Put another way, the web “page” you see in your browser is not a page at all, it is a collection of files that combine to create what you see in front of you.

Try it yourself!
1. In Google Chrome, right click on a web page and select ‘Inspect’.
2. This will open Chrome Dev Tools to the Elements tab – in the top bar, click ‘Sources’.
3. The left pane in the Sources tab shows all of the files required to render the page you clicked – click on a file to see its contents. It is mind boggling (and a bit overwhelming) to see how much goes into a single page.

Tracking Tags

If the website uses Google Analytics or some other form of web tracking, tracking tags are one of the things included in the source code of the page, and they create a record of your visit. As you browse the site, tracking tags continue to fire, sending additional bits of information to Google Analytics with each tracked interaction. This information includes but is not limited to:

      • A user identifier
      • The Google Analytics ID of the site
      • Your IP address
      • Your browser type and version (which also indicates whether you are on a mobile device)
      • The page you requested
      • The previous page you visited, if you clicked on a link to get to the page.
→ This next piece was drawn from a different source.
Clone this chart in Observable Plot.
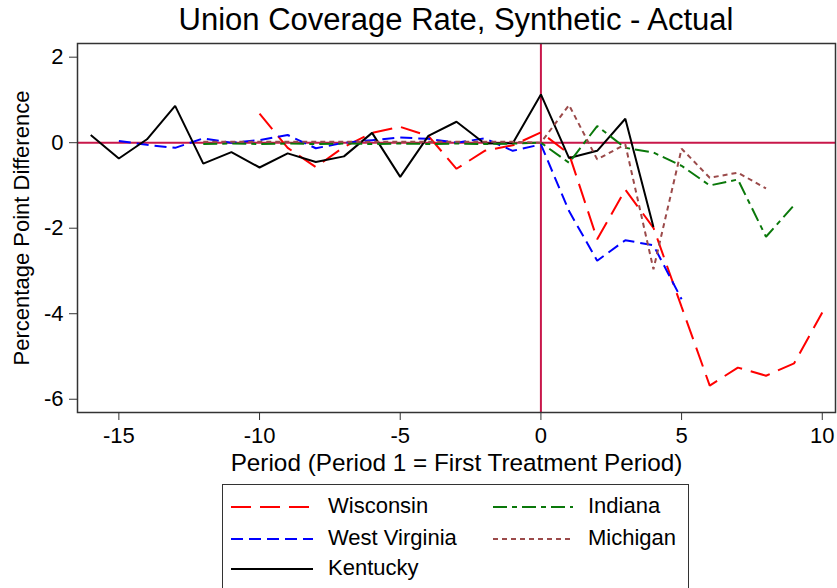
<!DOCTYPE html>
<html>
<head>
<meta charset="utf-8">
<script src="https://cdn.jsdelivr.net/npm/d3@7"></script>
<script src="https://cdn.jsdelivr.net/npm/@observablehq/plot@0.6"></script>
<style>
  body { margin: 0; background: #fff; font-family: "Liberation Sans", Arial, Helvetica, sans-serif; }
  #wrap { width: 837px; height: 588px; position: relative; overflow: hidden; }
  #title { position: absolute; left: 77px; top: 0; width: 758px; height: 40px; line-height: 40px; text-align: center; font-size: 31px; color: #000; white-space: nowrap; }
  #chart { position: absolute; left: 0; top: 40px; }
  #legend { position: absolute; left: 222px; top: 484px; width: 467px; height: 120px; border: 1.5px solid #333; box-sizing: border-box; }
  .item { position: absolute; font-size: 22px; line-height: 24px; color: #000; white-space: nowrap; }
  .item svg { position: absolute; left: 0; top: 11px; }
  .item span { position: absolute; }
</style>
</head>
<body>
<div id="wrap">
  <div id="title"></div>
  <div id="chart"></div>
  <div id="legend"></div>
</div>
<script>
const titleText = "Union Coverage Rate, Synthetic - Actual";
const xLabel = "Period (Period 1 = First Treatment Period)";
const yLabel = "Percentage Point Difference";
const xTicks = [-15, -10, -5, 0, 5, 10];
const yTicks = [-6, -4, -2, 0, 2];

const seriesNames = ["Wisconsin", "West Virginia", "Kentucky", "Indiana", "Michigan"];
const seriesColors = ["#ff0000", "#0000ff", "#000000", "#0a780a", "#9b4a4a"];
const seriesDash = ["20,9", "12,6", null, "14,5,5,5", "5,4"];

const wisconsinPeriod = [-10,-9,-8,-7,-6,-5,-4,-3,-2,-1,0,1,2,3,4,5,6,7,8,9,10];
const wisconsinValue = [0.68,-0.12,-0.57,-0.10,0.23,0.37,0.16,-0.61,-0.19,-0.06,0.24,-0.26,-2.26,-1.10,-1.99,-3.84,-5.68,-5.26,-5.45,-5.16,-3.97];

const westVirginiaPeriod = [-15,-14,-13,-12,-11,-10,-9,-8,-7,-6,-5,-4,-3,-2,-1,0,1,2,3,4,5];
const westVirginiaValue = [0.04,-0.05,-0.12,0.10,0.00,0.06,0.18,-0.13,0.00,0.06,0.12,0.09,0.00,0.10,-0.19,-0.04,-1.60,-2.76,-2.28,-2.40,-3.66];

const kentuckyPeriod = [-16,-15,-14,-13,-12,-11,-10,-9,-8,-7,-6,-5,-4,-3,-2,-1,0,1,2,3,4];
const kentuckyValue = [0.18,-0.37,0.08,0.86,-0.49,-0.22,-0.58,-0.25,-0.45,-0.32,0.23,-0.80,0.16,0.49,-0.02,-0.01,1.13,-0.36,-0.19,0.56,-1.97];

const indianaPeriod = [-12,-11,-10,-9,-8,-7,-6,-5,-4,-3,-2,-1,0,1,2,3,4,5,6,7,8,9];
const indianaValue = [-0.03,-0.02,-0.03,-0.02,-0.03,-0.02,-0.03,-0.02,-0.03,-0.02,-0.03,-0.02,0.00,-0.47,0.39,-0.12,-0.23,-0.54,-1.00,-0.86,-2.20,-1.46];

const michiganPeriod = [-12,-11,-10,-9,-8,-7,-6,-5,-4,-3,-2,-1,0,1,2,3,4,5,6,7,8];
const michiganValue = [0.02,0.02,0.02,0.02,0.02,0.02,0.02,0.02,0.02,0.02,0.02,0.02,0.00,0.88,-0.39,-0.04,-2.96,-0.14,-0.82,-0.70,-1.07];

const periods = [wisconsinPeriod, westVirginiaPeriod, kentuckyPeriod, indianaPeriod, michiganPeriod];
const values = [wisconsinValue, westVirginiaValue, kentuckyValue, indianaValue, michiganValue];

const refColor = "#c8174a";
const font = '"Liberation Sans", Arial, Helvetica, sans-serif';

document.getElementById("title").textContent = titleText;

const lineMarks = seriesNames.map((name, i) => {
  const rows = periods[i].map((t, j) => ({t, v: values[i][j]}));
  return Plot.line(rows, {
    x: "t", y: "v",
    stroke: seriesColors[i],
    strokeWidth: 2,
    strokeDasharray: seriesDash[i] || undefined,
    strokeLinejoin: "miter",
    strokeLinecap: "butt"
  });
});

const chart = Plot.plot({
  width: 837,
  height: 437,
  marginLeft: 77,
  marginRight: 2,
  marginTop: 3,
  marginBottom: 65,
  style: {fontFamily: font, background: "#fff", color: "#000", overflow: "visible"},
  x: {domain: [-16.47, 10.47]},
  y: {domain: [-6.31, 2.32]},
  marks: [
    Plot.ruleY([0], {stroke: refColor, strokeWidth: 2}),
    Plot.ruleX([0], {stroke: refColor, strokeWidth: 2}),
    ...lineMarks,
    Plot.frame({stroke: "#333", strokeWidth: 1.5}),
    Plot.axisX({ticks: xTicks, tickSize: 8, tickPadding: 7, fontSize: 22, label: null, tickFormat: d => String(d), stroke: "#333"}),
    Plot.axisY({ticks: yTicks, tickSize: 8, tickPadding: 6, fontSize: 22, label: null, tickFormat: d => String(d), stroke: "#333"}),
    Plot.text([xLabel], {text: d => d, frameAnchor: "bottom", dy: 51, fontSize: 24.3, lineAnchor: "middle", textAnchor: "middle", fill: "#000"}),
    Plot.text([yLabel], {text: d => d, frameAnchor: "left", dx: -56, rotate: -90, fontSize: 22, lineAnchor: "middle", textAnchor: "middle", fill: "#000"})
  ]
});
document.getElementById("chart").appendChild(chart);

// Legend
const legend = document.getElementById("legend");
const legendPos = [
  {x: 8, y: 9}, {x: 8, y: 41}, {x: 8, y: 71},
  {x: 270, y: 9}, {x: 270, y: 41}
];
const swatchW = [82, 82, 82, 80, 80];
seriesNames.forEach((name, i) => {
  const p = legendPos[i];
  const div = document.createElement("div");
  div.className = "item";
  div.style.left = p.x + "px";
  div.style.top = p.y + "px";
  const ns = "http://www.w3.org/2000/svg";
  const svg = document.createElementNS(ns, "svg");
  svg.setAttribute("width", swatchW[i]);
  svg.setAttribute("height", 4);
  const ln = document.createElementNS(ns, "line");
  ln.setAttribute("x1", 0); ln.setAttribute("x2", swatchW[i]);
  ln.setAttribute("y1", 2); ln.setAttribute("y2", 2);
  ln.setAttribute("stroke", seriesColors[i]);
  ln.setAttribute("stroke-width", 2);
  if (seriesDash[i]) ln.setAttribute("stroke-dasharray", seriesDash[i]);
  svg.appendChild(ln);
  div.appendChild(svg);
  const sp = document.createElement("span");
  sp.textContent = name;
  sp.style.left = (swatchW[i] + 15) + "px";
  sp.style.top = "0px";
  div.appendChild(sp);
  legend.appendChild(div);
});
</script>
</body>
</html>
    Every HTTP request also includes a variety of other fields, detailed here: https://en.wikipedia.org/wiki/List_of_HTTP_header_fields . 

    The tracking tag itself is typically JavaScript, though some tags will include a plain HTML version in case a user does not have JavaScript enabled. The information described above gets sent to the tracking server, where all that data is stored. The tag itself often looks innocuous, but it likely includes a file reference that returns a lot of additional JavaScript to your browser.

    Most tracking systems use a cookie to keep track of who you are between page views and visits. However, cookies have never been a great way to identify users and privacy laws, and browser restrictions are making cookies less useful and reliable over time.

    Cookies

    A cookie is a small text file stored in your browser cache by a web server (mostly analogous to a website). When you make a request of the same web server, the cookie is included with the request. There is a common misconception that cookies can expose your private information to malicious websites. This is not true. The information in a cookie is only available to the site that set the cookie. In other words, if you visit xyz.com, xyz.com only gets to see cookies set by xyz.com.

    Tracking tags often set their own cookies. So, for example, if you visit xyz.com, you might get an xyz.com cookie and a facebook.com cookie that gets set by a Facebook tracking tag. The Google Analytics tag also sets cookies, but it sets them to the website’s own domain.

    Try it yourself!
    1. In Google Chrome, click the lock icon on the left side of the navigation bar
    2. Then click ‘Cookies’
    3. From there you can see which domains have set cookies on the page. You can click on a domain to expand it and see the cookies that have been set. You can even see exactly what is in each cookie!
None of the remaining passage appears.